▶ STATED GOAL:
Write out each line that follows exactly as it stands, without the pictures.

▶ STORED DATA:
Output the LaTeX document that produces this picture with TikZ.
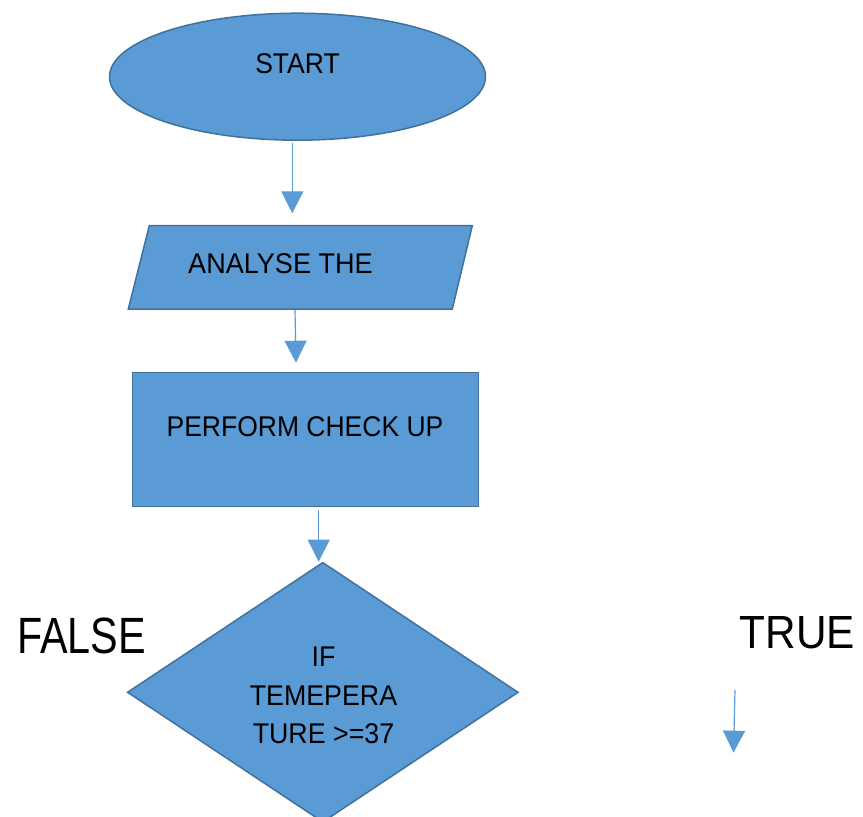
\documentclass[tikz,border=0pt]{standalone}
\usepackage{fontspec}
\setmainfont{Liberation Sans}
\usetikzlibrary{shapes.geometric,arrows.meta}
\definecolor{fillblue}{HTML}{5B9BD5}
\definecolor{edgeblue}{HTML}{41719C}
\definecolor{arrowblue}{HTML}{5B9BD5}
\newcommand\sqz[2]{\scalebox{#1}[1]{#2}}
\begin{document}
\begin{tikzpicture}[x=1pt,y=-1pt,
  shapebox/.style={fill=fillblue,draw=edgeblue,line width=1.5pt,inner sep=0pt},
  lbl/.style={font=\fontsize{28.5}{34}\selectfont,anchor=base,inner sep=0pt},
  conn/.style={draw=arrowblue,line width=1.2pt,-{Triangle[width=22pt,length=22pt,fill=arrowblue]}}]
\useasboundingbox (0,0) rectangle (863,817);
\clip (0,0) rectangle (863,817);
% shapes
\node[shapebox,ellipse,minimum width=376pt,minimum height=127pt] (start) at (297.5,76.7) {};
\coordinate (io) at (300.3,267.3);
\draw[shapebox] (149.3,225.7) -- (472.3,225.7) -- (452.3,309) -- (128.3,309) -- cycle;
\node[shapebox,rectangle,minimum width=345.6pt,minimum height=134.4pt] (check) at (305.5,439.5) {};
\node[shapebox,diamond,minimum width=391pt,minimum height=260pt] (dec) at (322.8,692.3) {};
% texts
\node[lbl] (tstart) at (297.5,73.3) {\sqz{0.93}{START}};
\node[lbl] (tio) at (280.5,273.3) {\sqz{0.95}{ANALYSE THE}};
\node[lbl] (tcheck) at (305,436.7) {\sqz{0.93}{PERFORM CHECK UP}};
\node[lbl] (tif1) at (323.5,666.7) {\sqz{0.94}{IF}};
\node[lbl] (tif2) at (323.5,705) {\sqz{0.94}{TEMEPERA}};
\node[lbl] (tif3) at (323.5,743.3) {\sqz{0.94}{TURE >=37}};
\node[lbl,font=\fontsize{51}{60}\selectfont] (tfalse) at (81.5,653.3) {\sqz{0.81}{FALSE}};
\node[lbl,font=\fontsize{46.5}{55}\selectfont] (ttrue) at (797.5,648.3) {\sqz{0.91}{TRUE}};
% connector ends
\coordinate (a1s) at (292.3,143.3);
\coordinate (a1e) at (292.3,213.3);
\coordinate (a2s) at (295,310);
\coordinate (a2e) at (296,362.7);
\coordinate (a3s) at (318.7,510);
\coordinate (a3e) at (318.7,561.7);
\coordinate (a4s) at (735,690);
\coordinate (a4e) at (733.5,752.7);
\draw[conn] (a1s) -- (a1e);
\draw[conn] (a2s) -- (a2e);
\draw[conn] (a3s) -- (a3e);
\draw[conn] (a4s) -- (a4e);
\end{tikzpicture}
\end{document}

▶ TASK ANSWER:
Output the LaTeX document that produces this picture with TikZ.
\documentclass[tikz,border=0pt]{standalone}
\usepackage{fontspec}
\setmainfont{Liberation Sans}
\usetikzlibrary{shapes.geometric,arrows.meta}
\definecolor{fillblue}{HTML}{5B9BD5}
\definecolor{edgeblue}{HTML}{41719C}
\definecolor{arrowblue}{HTML}{5B9BD5}
\newcommand\sqz[2]{\scalebox{#1}[1]{#2}}
\begin{document}
\begin{tikzpicture}[x=1pt,y=-1pt,
  shapebox/.style={fill=fillblue,draw=edgeblue,line width=1.5pt,inner sep=0pt},
  lbl/.style={font=\fontsize{28.5}{34}\selectfont,anchor=base,inner sep=0pt},
  conn/.style={draw=arrowblue,line width=1.2pt,-{Triangle[width=22pt,length=22pt,fill=arrowblue]}}]
\useasboundingbox (0,0) rectangle (863,817);
\clip (0,0) rectangle (863,817);
% shapes
\node[shapebox,ellipse,minimum width=376pt,minimum height=127pt] (start) at (297.5,76.7) {};
\coordinate (io) at (300.3,267.3);
\draw[shapebox] (149.3,225.7) -- (472.3,225.7) -- (452.3,309) -- (128.3,309) -- cycle;
\node[shapebox,rectangle,minimum width=345.6pt,minimum height=134.4pt] (check) at (305.5,439.5) {};
\node[shapebox,diamond,minimum width=391pt,minimum height=260pt] (dec) at (322.8,692.3) {};
% texts
\node[lbl] (tstart) at (297.5,73.3) {\sqz{0.93}{START}};
\node[lbl] (tio) at (280.5,273.3) {\sqz{0.95}{ANALYSE THE}};
\node[lbl] (tcheck) at (305,436.7) {\sqz{0.93}{PERFORM CHECK UP}};
\node[lbl] (tif1) at (323.5,666.7) {\sqz{0.94}{IF}};
\node[lbl] (tif2) at (323.5,705) {\sqz{0.94}{TEMEPERA}};
\node[lbl] (tif3) at (323.5,743.3) {\sqz{0.94}{TURE >=37}};
\node[lbl,font=\fontsize{51}{60}\selectfont] (tfalse) at (81.5,653.3) {\sqz{0.81}{FALSE}};
\node[lbl,font=\fontsize{46.5}{55}\selectfont] (ttrue) at (797.5,648.3) {\sqz{0.91}{TRUE}};
% connector ends
\coordinate (a1s) at (292.3,143.3);
\coordinate (a1e) at (292.3,213.3);
\coordinate (a2s) at (295,310);
\coordinate (a2e) at (296,362.7);
\coordinate (a3s) at (318.7,510);
\coordinate (a3e) at (318.7,561.7);
\coordinate (a4s) at (735,690);
\coordinate (a4e) at (733.5,752.7);
\draw[conn] (a1s) -- (a1e);
\draw[conn] (a2s) -- (a2e);
\draw[conn] (a3s) -- (a3e);
\draw[conn] (a4s) -- (a4e);
\end{tikzpicture}
\end{document}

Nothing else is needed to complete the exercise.